73,000,000,000,000 so that's 73 trillion times the volume of WTC?



Or have I buried my self in bad math and need to start over?

Ok. I'm starting over.

Base of pyramid: 5625 miles (29,700,000 feet)

Height of pyramid: 75 miles (396,000 feet)

Volume of a pyramid: L*B*H*1/3

29700000 * 29700000 * 336000 * 1/3 = 98,794,080,000,000 (98.8 Trillion)

A "floor space" of 8,233,333,333,333 (8.2 Trillion)

8.2 Trillion / 4.8 million = 1708x the "floor space" of the WTC. (1.8m times the volume)

WTC Volume: 59m cuft in 6 years. = 9.8m cuft/year
WTC "Floor Area": 4.8m sqft in 6 years = 800,000 cuft/year

Hyper Space Pyramid Volume: 98.8t cuft = 10m times the WTC.

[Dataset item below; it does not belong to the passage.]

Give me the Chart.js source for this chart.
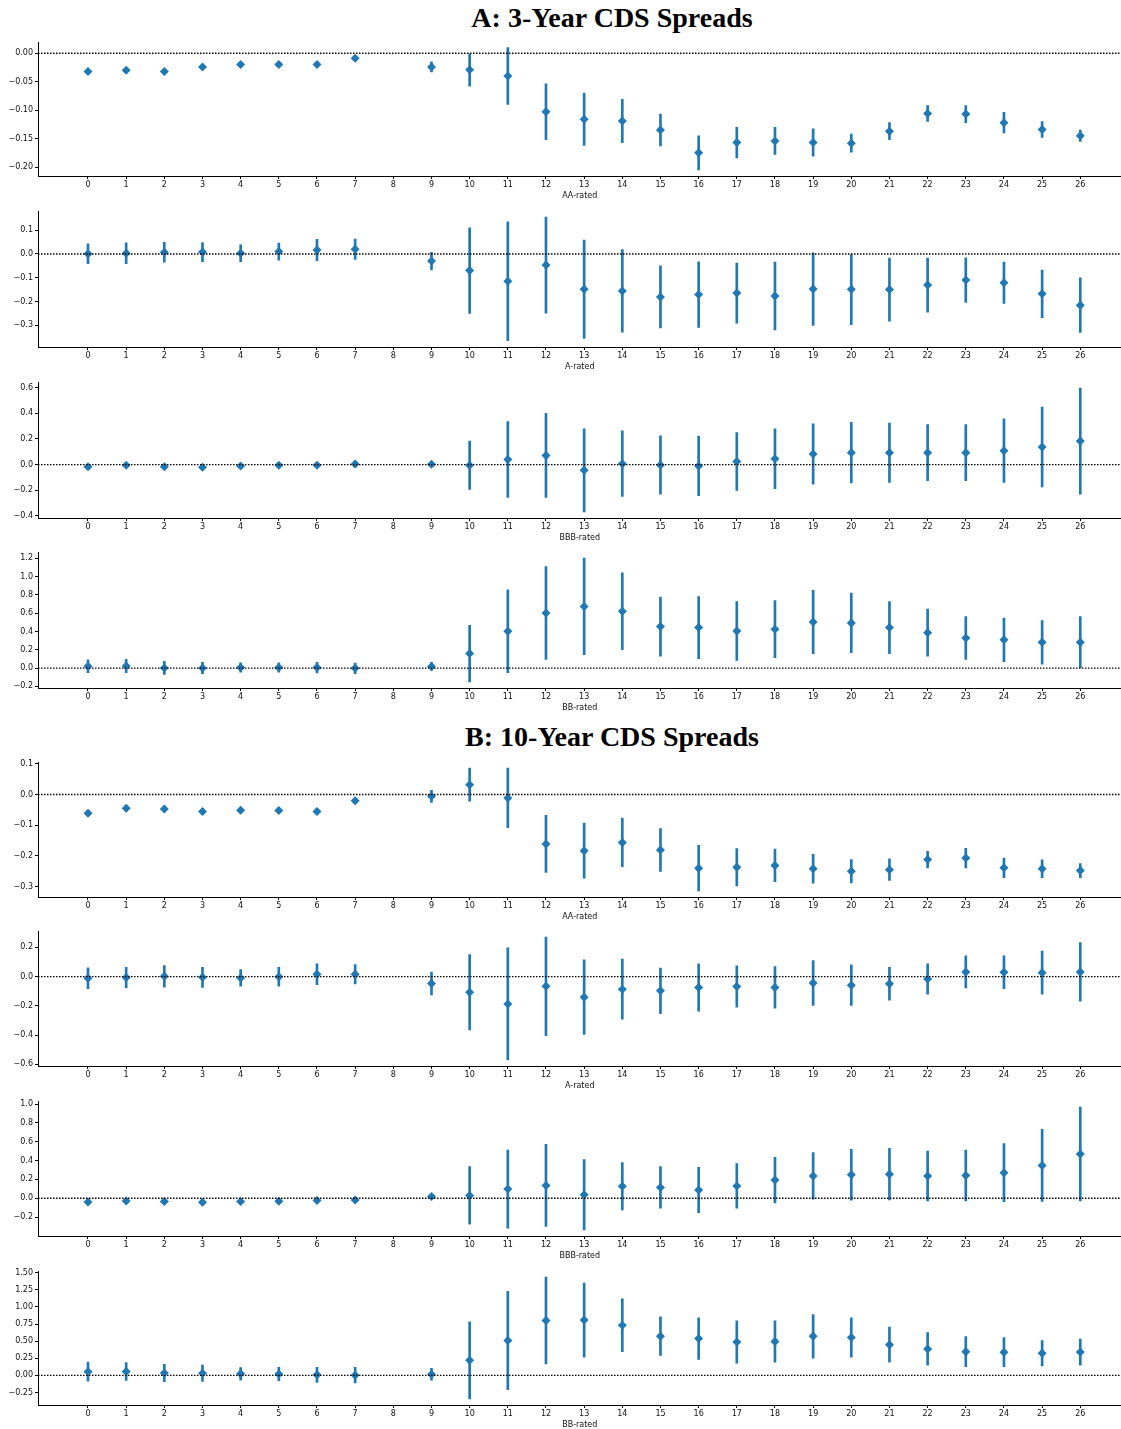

I know I'm messing something up in the math, being tired and trying to do this with Windows calculator isn't easy, not mention working with such large numbers.

I think it's simple to say that constructing such a thing would take eons to do.

 

[Scout101]

I think my favorite part is that even if we ignore the insurmoutable problems of construction (time, energy, cost, and materials), there's still not a single positive reason to build the damned thing. And, of course, a fairly glaring negative:

it would destroy the planet.

If you somehow keep it from crushing itself (unsure how), the sheer mass of the thing would probably sink right into the core. And seriously screw with weather patterns, wrecking anything within about a continent or two...

 

[All Seeing Eye]

[joke] Now for the killer question: What if we were to build this thing and then fit huge rockets underneath it to blast it into space.............[/joke]

 

[Scout101]

[joke] about the same result as if you built it from your original specs. not only can't be done, but it would crush itself into oblivion long before 'liftoff'. And that's ignoring the fact that there probably isn't enough fuel if you used every once of oil on the planet, and fired every nuke you could build, to get it high enough to slide a sheet of paper underneath[/joke]

 

[trekkiedane]

The last couple of posts actually gave me this idea:

How about building it in orbit and then putting it down somewhere, you know where there's a country/continent we might like to destroy anyway, Wouldn't that be easier?